The Basel II Accord was supposed to provide a consistent regulatory structure across countries, but the recent crisis has exposed some of its weaknesses before it has even taken effect. The use of mark-to-market accounting has exacerbated business cycles more than many proponents expected. Market breakdowns have depressed market values, which have hurt bank capital, which in turn has created a greater breakdown of the markets. The risk-management components of Basel II also face criticism, given the losses in both Europe and the U.S., and modifications to the accord seem essential.

Re-Intermediation and Investment Banks

Standard & Poor's expects to see a re-intermediation of the banking system. The U.S. has a lower ratio of debt to GDP than Europe, but the mix is much different because the U.S. has more market debt and less bank debt. The shift away from bank lending has been continuing for decades but accelerated sharply in the past few years. This shift will likely reverse, at least in part. Europeans have always been uncomfortable with the degree to which U.S. banks have moved loans off their balance sheets and are likely to insist on keeping more of the risk at the bank level.

The European model of investment banking appears to have won out, as investment banks have either been absorbed into consumer banks or taken on quasi-bank status. This has been the norm in Europe, bringing investment banks effectively under the control of the central bank. The U.S. has de facto moved to the same model, which is likely to persist.

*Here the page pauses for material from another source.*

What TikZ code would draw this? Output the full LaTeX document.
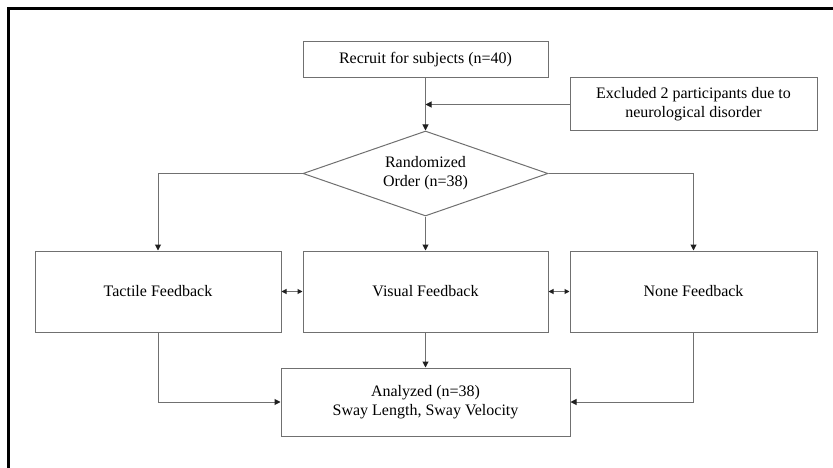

The combination of consolidation and re-intermediation is concentrating international banking activity. This has been happening in the U.S. for the past 25 years. Since the legalization of nationwide banking, consolidation has cut the number of major national banks to single digits. This has also occurred in most other industrial countries; almost nowhere are there more than 10 major banks. Europe has been moving toward even greater consolidation, as the euro zone becomes a single banking market. How long will it be before the industrial countries become a single market? The survivors are likely to be the banks with the strongest international structures.

Still, small banks continue to thrive, given their natural advantage in dealing with small and midsize enterprises. Lending to small and midsize enterprises demands greater knowledge of an individual borrower, not just its books. In this respect, small banks will probably survive and grow, while midsize banks will be squeezed out.

European models of accounting are also likely to win out in the U.S. Recent problems have increased the credibility of principles-based rather than rules-based accounting—although there is little real evidence that it works better. Mark-to-market accounting may be a casualty as well because it has proved to be very pro-cyclical as markets have broken down and prices have dropped. Recognition of expected losses without full mark-to-market accounting, however, re-imposes the fear that banks will systematically underestimate losses, resulting in misleading financial statements.

Related to this, firms issuing credit default swaps (CDS) have apparently done a poor job of balancing their risks. These instruments were completely unregulated and untracked, and markets accepted the word of the issuers that the risks were balanced. The State of New York has proposed regulating CDS as an insurance product. Another alternative might be to treat them as financial futures and make them exchange-traded, which would guarantee that the risks balance at least overall and make the market much more transparent. The Commodities Futures Trading Commission is trying to regulate such an exchange.